Most of Bolivia's important rivers are found in the water-rich northern parts of the lowlands, particularly in the Alto Beni (Upper Beni), where the land is suitable for crops such as coffee and cacao. The northern lowlands are drained by wide, slow-moving rivers, the three largest of which--the Mamoré, Beni, and Madre de Dios--all flow northward into the Madeira River in Brazil and eventually into the Amazon. Riverboats along the Beni and the Mamoré carry both passenger and freight traffic; rapids on the Madeira prevent river traffic farther into Brazil. Near the Paraguayan border, shallow sandy streams carry the seasonal runoff into the Pilcomayo or Paraguay rivers.

Data as of December 1989



Although Bolivia lies entirely within tropical latitudes, climatic conditions vary widely from tropical in the lowlands to polar in the highest parts of the Andes. Temperatures depend primarily on elevation and show little seasonal variation. In most locations, rainfall is heaviest during the Southern Hemisphere summer, and yearly amounts tend to decrease from north to south.

Northern lowland areas have a tropical wet climate with yearround high temperatures, high humidity, and heavy rainfall. Daytime highs average more than 30° C all year in most locations. The rain-bearing northeast trade winds, blowing across the Amazon Basin, bring significant rainfall amounts. Rain often falls in brief thunderstorms, sometimes accompanied by strong winds and hail.

Central lowland areas have a tropical wet and dry climate. From October through April, northeast trade winds predominate, and the weather is hot, humid, and rainy. From May through September, however, dry southeast trade winds take control, and precipitation is minimal. During this season, clear days and cloudless nights allow for higher daily maximums and lower nightly minimums than occur during the rainy season. Occasional incursions of strong winds from the south, called surazos, can reach this region during winter and bring cool temperatures for several days.

The Chaco has a semitropical, semiarid climate. The northeast trade winds bring rain and hot humid conditions only from January through March; the other months are dry with hot days and cool nights. Bolivia's highest maximum temperature, 47° C, was recorded here. Surazos also affect the Chaco; their approach is usually signaled by a squall line.

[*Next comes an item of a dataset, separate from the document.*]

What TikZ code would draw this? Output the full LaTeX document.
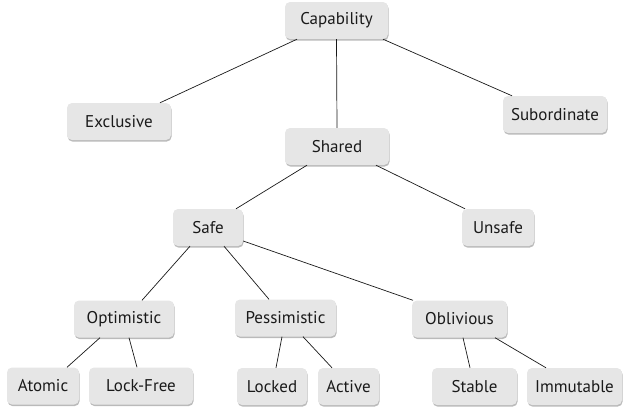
\documentclass[tikz,border=0pt]{standalone}
\usepackage{fontspec}
\setmainfont{PT Sans}
\usetikzlibrary{shadows}
\definecolor{boxfill}{HTML}{E6E6E6}
\definecolor{txt}{HTML}{1A1A1A}
\tikzset{
  cat/.style={fill=boxfill, rounded corners=5pt, minimum height=37pt, inner sep=0pt,
    text=txt, font=\fontsize{17}{19}\selectfont,
    drop shadow={shadow xshift=0.6pt, shadow yshift=-1.6pt, opacity=0.45, fill=black!60}},
  link/.style={draw=black!90, line width=0.7pt}
}
\begin{document}
\begin{tikzpicture}[x=1pt,y=-1pt]
\useasboundingbox (0,0) rectangle (624,410);
\node[cat, minimum width=103pt] (cap) at (336.5,20.5) {Capability};
\node[cat, minimum width=104pt] (excl) at (119,121.5) {Exclusive};
\node[cat, minimum width=104pt] (sub) at (555,114.5) {Subordinate};
\node[cat, minimum width=104pt] (shared) at (337,146.5) {Shared};
\node[cat, minimum width=70pt] (safe) at (208,227.5) {Safe};
\node[cat, minimum width=72pt] (unsafe) at (498,227.5) {Unsafe};
\node[cat, minimum width=100pt] (opt) at (124,319) {Optimistic};
\node[cat, minimum width=101pt] (pess) at (285.5,318) {Pessimistic};
\node[cat, minimum width=95pt] (obl) at (459.5,319) {Oblivious};
\node[cat, minimum width=72pt] (atomic) at (43,386) {Atomic};
\node[cat, minimum width=104pt] (lockfree) at (141,386) {Lock-Free};
\node[cat, minimum width=70pt] (locked) at (272,386.5) {Locked};
\node[cat, minimum width=61pt] (active) at (348.5,386.5) {Active};
\node[cat, minimum width=85pt] (stable) at (474.5,386.5) {Stable};
\node[cat, minimum width=95pt] (immut) at (574.5,386.5) {Immutable};

\draw[link] ([xshift=-39.5pt]cap.south) -- ([xshift=41pt]excl.north);
\draw[link] (cap.south) -- (shared.north);
\draw[link] ([xshift=46.5pt]cap.south) -- ([xshift=-43pt]sub.north);
\draw[link] ([xshift=-30pt]shared.south) -- ([xshift=28pt]safe.north);
\draw[link] ([xshift=39pt]shared.south) -- ([xshift=-33pt]unsafe.north);
\draw[link] ([xshift=-18pt]safe.south) -- ([xshift=18pt]opt.north);
\draw[link] ([xshift=16pt]safe.south) -- ([xshift=-16.5pt]pess.north);
\draw[link] ([yshift=-13.5pt]safe.east) -- ([xshift=-46.5pt]obl.north);
\draw[link] ([xshift=-24pt]opt.south) -- ([xshift=24pt]atomic.north);
\draw[link] ([xshift=5pt]opt.south) -- ([xshift=-4pt]lockfree.north);
\draw[link] ([xshift=-3.5pt]pess.south) -- ([xshift=4pt]locked.north);
\draw[link] ([xshift=17.5pt]pess.south) -- ([xshift=-16.5pt]active.north);
\draw[link] ([xshift=3.5pt]obl.south) -- ([xshift=-4.5pt]stable.north);
\draw[link] ([xshift=35.5pt]obl.south) -- ([xshift=-28.5pt]immut.north);
\end{tikzpicture}
\end{document}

Temperatures and rainfall amounts in mountain areas vary considerably. The Yungas, where the moist northeast trade winds are pushed up by the mountains, is the cloudiest, most humid, and rainiest area, receiving up to 152 centimeters annually. Sheltered valleys and basins throughout the Cordillera Oriental have mild temperatures and moderate rainfall amounts, averaging from 64 to 76 centimeters annually. Temperatures drop with increasing elevation, however. Snowfall is possible at elevations above 2,000 meters, and the permanent snow line is at 4,600 meters. Areas over 5,500 meters have a polar climate, with glaciated zones. The Cordillera Occidental is a high desert with cold, windswept peaks.

The Altiplano, which also is swept by strong, cold winds, has an arid, chilly climate, with sharp differences in daily temperature and decreasing amounts of rainfall from north to south. Average highs during the day range from 15° C to 20° C, but in the summer tropical sun, temperatures may exceed 27° C. After nightfall, however, the thin air retains little heat, and temperatures rapidly drop to just above freezing. Lake Titicaca exerts a moderating influence, but even on its shores, frosts occur in almost every month, and snow is not uncommon.